I don't agree that deliberate or not deliberate is all that matters or the end of the discussion. In criminal law if you do something that could reasonably be expected to kill somebody without really desiring that outcome, you might still be guilty or murder or at least manslaughter. For instance if you drive your motorcycle at 200 MPH and crash into a family killing them, the fact that you lacked a specific desire to kill those people counts for something but it's not the end of the discussion.

> "[targeting the civilian workforce] isn't a thing."

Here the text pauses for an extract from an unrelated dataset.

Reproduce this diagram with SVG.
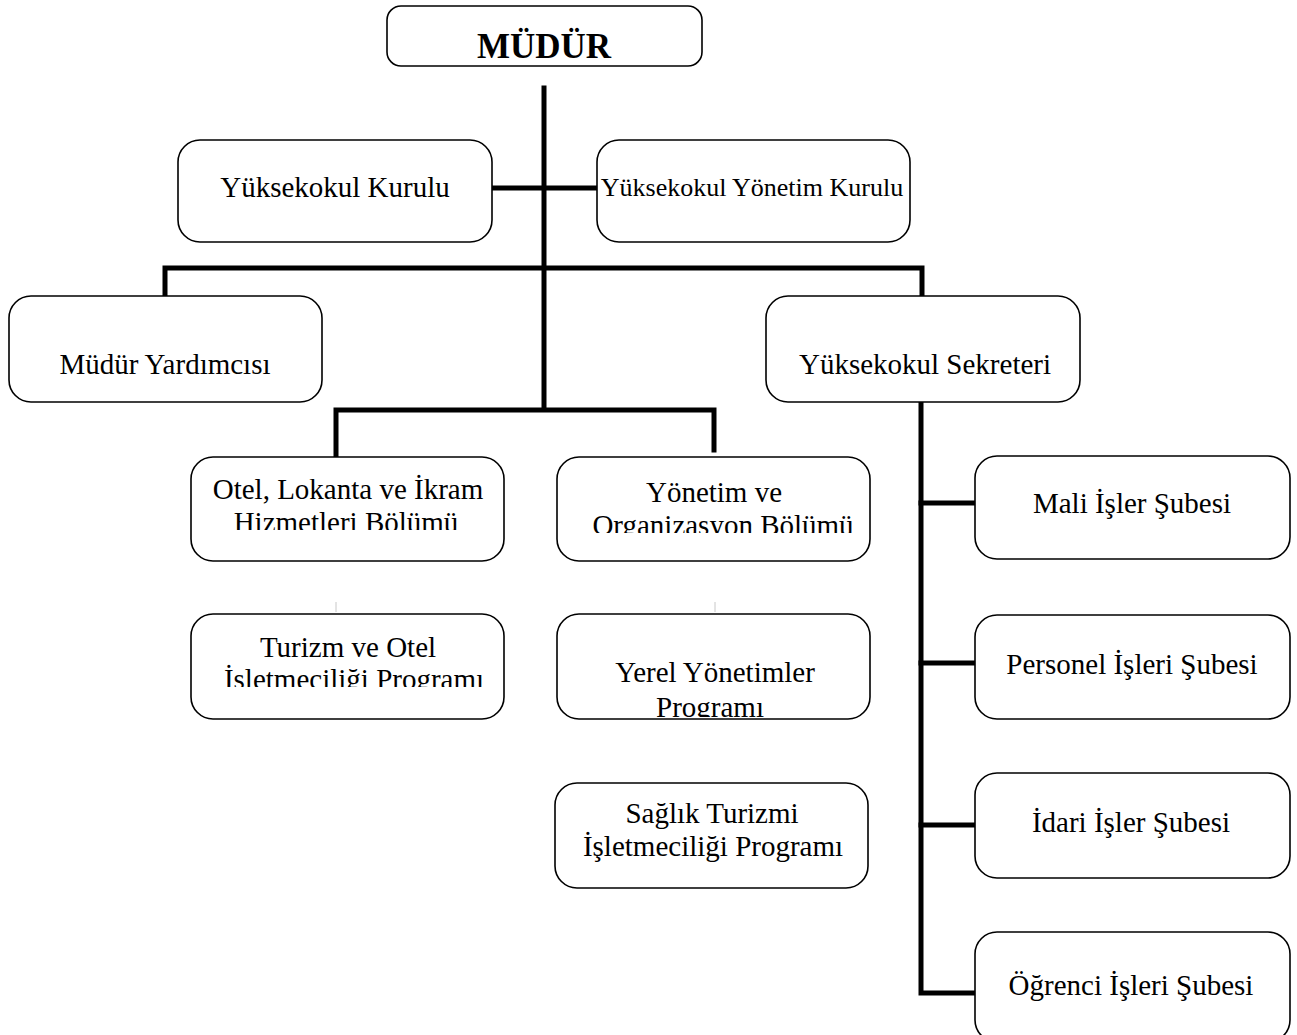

You've obviously read my comment as commentary on the Israel/Palestine situation. Actually the incident I had in mind when I was writing that comment was the firebombing of Tokyo. If you go through official US documents about that, you'll find the justification that Tokyo had extensive cottage/light industry mixed in with their residential neighborhoods. Destroying that industry and workforce was in fact one of the official intents for firebombing Tokyo. However many of the bomber crews (who were all men, but I'm generally not one for gender-inclusive terminology anyway so you're not catching me in some hypocrisy here, lmao) were likely motivated by revenge for Pearl Harbor / etc and celebrated the civilian death toll. Not all of them I'm sure, but certainly some of them.

Anyway, I'm not here to pass judgement on whether the firebombing of Tokyo was or wasn't a war-crime, or whether or not the US was deliberately trying to kill Japanese kids. It has been debated for decades and that's precisely my point. It's not cut and dry, it's a matter that looks differently to different people who are looking back at it from different perspectives. It defies neat objective categorization, which is why counting 'civilian casualties' in one big lump, not differentiating by intent, is a useful thing to do.



> In criminal law if you do something that could reasonably be expected to kill somebody without really desiring that outcome, you might still be guilty or murder or at least manslaughter.

I think criminally negligent manslaughter would be analogous to collateral victims in war, and murder would be the intended victims. As your analogy correctly implies, neither option absolves the perpetrator of responsibility, which is what I think motivates many of the objections to 'collateral damage' in this thread - an erroneous belief that the term implies no guilt.